Provided by Ray Hinton

I hope a graduate student in fisheries dives into a multidisciplinary study of the human and biological sides of managing Chinook (kings) on Lake Michigan.

This fall has been memorable for Chinook, not in numbers but in size. Let’s tackle that. We’ll pick at other pieces of the Chinook puzzle in coming weeks.

Adult Chinook return to where they were stocked (generally) in the fall in a remnant of the spawning ritual. The non-native fish were introduced into Lake Michigan a half-century ago to control the non-native alewife. It worked. Alewives are at historically low levels, though they might be stabilizing.

An unexpected result of Chinook stocking came in successful spawning in some streams/rivers, especially in Michigan.

In response to the reduction in alewives and rising numbers of wild salmon in Lake Michigan, state and tribal fisheries managers made reductions in stocking numbers of Chinook.

That appears to be working (we’ll know more this winter with more data). Anecdotal evidence from readers suggests better-sized Chinook, albeit fewer, are coming back to shore this fall.

Last week, I asked on Facebook what fishermen most wanted. The response was as varied as I expected and, generally, smarter.

Capt. Brian Gentile touched on the dichotomy of size vs. numbers.

‘‘For personal fishing, size for sure,’’ he posted. ‘‘For charters, absolutely numbers.’’

‘‘I’d have to say more but smaller,’’ Eric Multon posted. ‘‘The bigger fish are nice, but I’d rather hit fish all day.’’

On a purely personal level (don’t read this as a management suggestion), I fall in Multon’s camp.

Chris Ranneyhit what I suspect might be general management in coming years with ‘‘a good batch of 3-year-old [Chinook] . . . along with an uptick in steelhead and [brown trout].’’

I also think Chad Rauch, at the end of a longer comment, captured what the long-range future eventually will be.

‘‘I think efforts should focus on native fisheries and keep non-natives out,’’ he posted.

Jay Abregosided with big kings over numbers and raised an issue we’ll tackle another day.

‘‘But Indiana shouldn’t be left out, like they have been,’’ he posted. ‘‘It is very unfair that Wisconsin did not go along with the stocking cuts yet is enjoying the sacrifices the other states have made. Indiana has basically a nonexistent king run now.’’

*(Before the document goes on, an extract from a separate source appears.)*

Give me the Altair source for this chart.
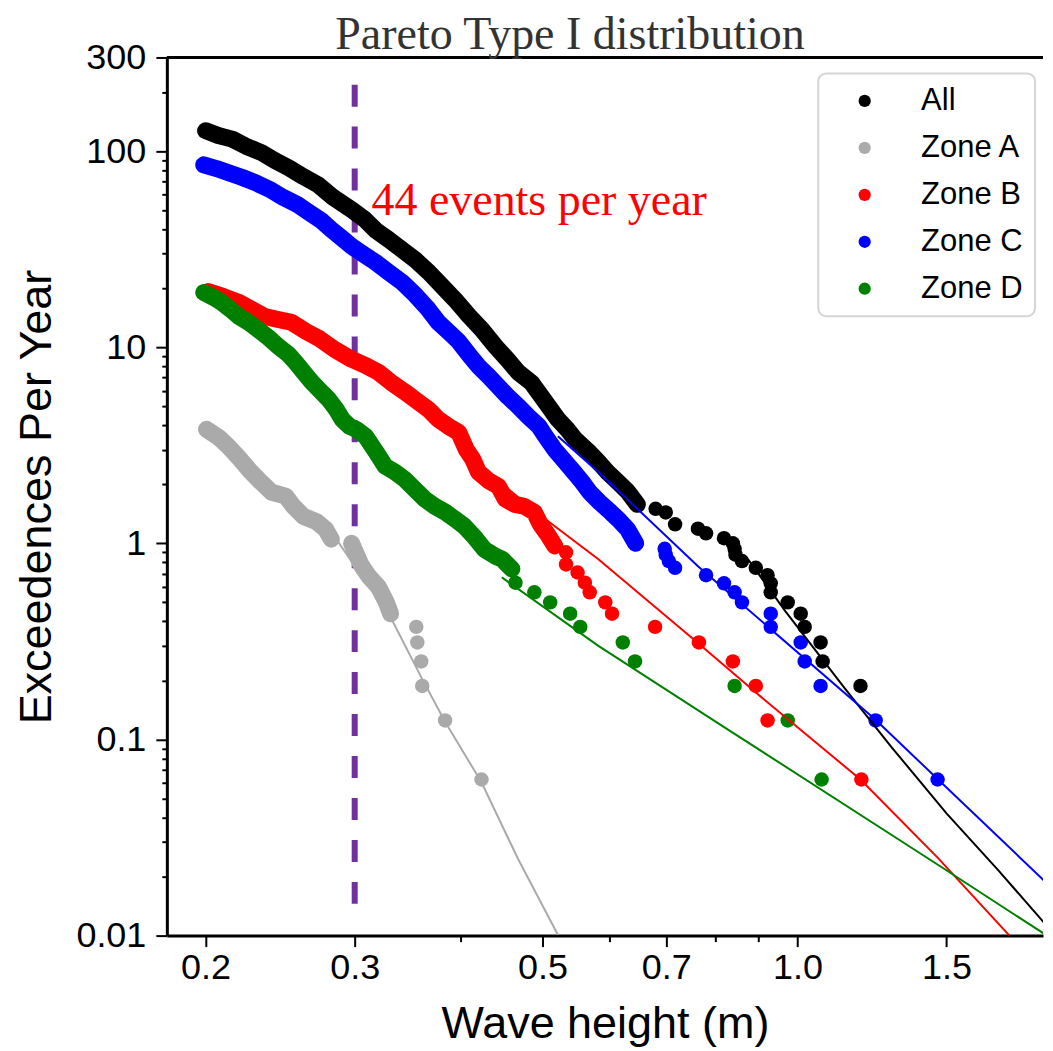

‘‘I prefer smaller and more numerous kings,’’ Capt. Ralph Steiger posted. ‘‘Our fall fishery is an absolute embarrassment. Can’t catch what you don’t stock.

‘‘I could write a book on this subject, and I don’t mean that in an arrogant way. But I’ve seen the demise of our king population.’’

Steiger charters virtually year-round. We’ll crack his book another day and give a response from the Indiana DNR.

The last word goes to Howard Bass, who thinks only browns and steelhead should be stocked. He emailed a dissertation on the changing lakefront fishery that included this: ‘‘The king in Chicago is now becoming the fish of 20,000 casts.’’

Deer

The youth deer hunt in Illinois is Saturday through Monday. Permits are available over the counter. . . . Crop harvest continues fast. Through Sunday, corn was 48 percent harvested (the five-year average is 25 percent) and soybeans were 35 percent harvested (27 percent last year). That should aid scouting and archery deer hunting, which opened Monday.

Stray cast

Singing Mike Ditka did to a historic sports day what a rock-throwing kid does to trout rising in a mountain stream.